Il faut toutefois distinguer ces observations climatiques d'autres événements fort différents, comme les tremblements de terre.

En général, Jean d'Outremeuse n'interprète pas ces événements extraordinaires comme des présages (favorables ou défavorables). Mais il y a quand même le cas du grand tremblement de terre et de la pluie de sang du 13 décembre 341 de l'Incarnation (en II, p. 71), lié à la crise arienne :

[Grand tremblement de terre et pluie de sang] Cette année-là [341], en décembre, il y eut un grand tremblement de terre et une pluie de sang le 13 du mois.
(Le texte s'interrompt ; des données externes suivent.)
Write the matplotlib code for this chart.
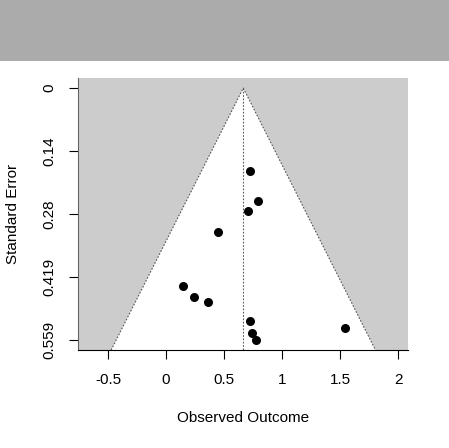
import matplotlib
matplotlib.use("Agg")
import matplotlib.pyplot as plt
import numpy as np
from matplotlib.patches import Rectangle

plt.rcParams['font.family'] = ['Liberation Sans', 'DejaVu Sans']

# observed outcomes and their standard errors
yi = [0.724, 0.793, 0.710, 0.451, 0.149, 0.244, 0.365, 0.724, 0.744, 0.779, 1.546]
sei = [0.185, 0.250, 0.273, 0.319, 0.439, 0.463, 0.475, 0.518, 0.543, 0.559, 0.532]
b_est = 0.666

x_ticks = [-0.5, 0, 0.5, 1, 1.5, 2]
x_labels = ['-0.5', '0', '0.5', '1', '1.5', '2']
y_labels = ['0', '0.14', '0.28', '0.419', '0.559']

W, H = 449, 448
fig = plt.figure(figsize=(W / 100, H / 100), dpi=100)

# grey band on top
fig.patches.append(Rectangle((0, 1 - 61 / H), 1, 61 / H, transform=fig.transFigure,
                             facecolor='#ababab', edgecolor='none', zorder=0))

ax = fig.add_axes([78 / W, (H - 350) / H, 330 / W, 272 / H])
ax.set_facecolor('#cccccc')

max_se = 0.5589
y_ticks = np.linspace(0, max_se, 5)
ext = max_se * 0.04
ax.set_ylim(max_se + ext, -ext)
ax.set_xlim(-0.759, 2.086)

# funnel region
se_bot = max_se + ext
ax.fill([b_est - 1.96 * se_bot, b_est, b_est + 1.96 * se_bot],
        [se_bot, 0, se_bot], facecolor='white', edgecolor='none', zorder=1)
ax.plot([b_est - 1.96 * se_bot, b_est, b_est + 1.96 * se_bot],
        [se_bot, 0, se_bot], color='#555555', linestyle=(0, (1.5, 1.5)), lw=0.8, zorder=2)
ax.plot([b_est, b_est], [0, se_bot], color='#555555', linestyle=(0, (1.5, 1.5)), lw=0.8, zorder=2)

ax.scatter(yi, sei, s=30, color='black', zorder=3, clip_on=False)

for s in ['top', 'right']:
    ax.spines[s].set_visible(False)
ax.spines['left'].set_color('#666666')
ax.spines['bottom'].set_color('black')

ax.set_xticks(x_ticks)
ax.set_xticklabels(x_labels, fontsize=11)
ax.set_yticks(y_ticks)
ax.set_yticklabels(y_labels, fontsize=11, rotation=90, va='center')
ax.tick_params(axis='both', direction='out', length=6.5, width=0.8, color='black')
ax.tick_params(axis='x', pad=10)
ax.tick_params(axis='y', pad=9)

fig.text(243 / W, 1 - 418 / H, 'Observed Outcome', fontsize=11, ha='center', va='center')
fig.text(13 / W, 1 - 214 / H, 'Standard Error', fontsize=11, ha='center', va='center', rotation=90)

fig.savefig('out.png', dpi=100)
Voyant cela, les clercs se dirent entre eux que la chrétienté aurait beaucoup à souffrir des hérésies d’Arius.

Orose, quant à lui, semble expliquer par l’arianisme les meurtres familiaux qui se produisirent en 326 (éd. Arnaud-Lindet, VII, p. 78, n. 21) et par l’arianisme de Constance II les malheurs qui s’abattirent à cette époque sur l’empire (ibidem, p. 79, n. n. 1). Dans les chapitres précédents, Orose avait parlé des dix plaies d’Égypte en en comparant les effets aux drames des dix persécutions infligées par les païens aux Chrétiens.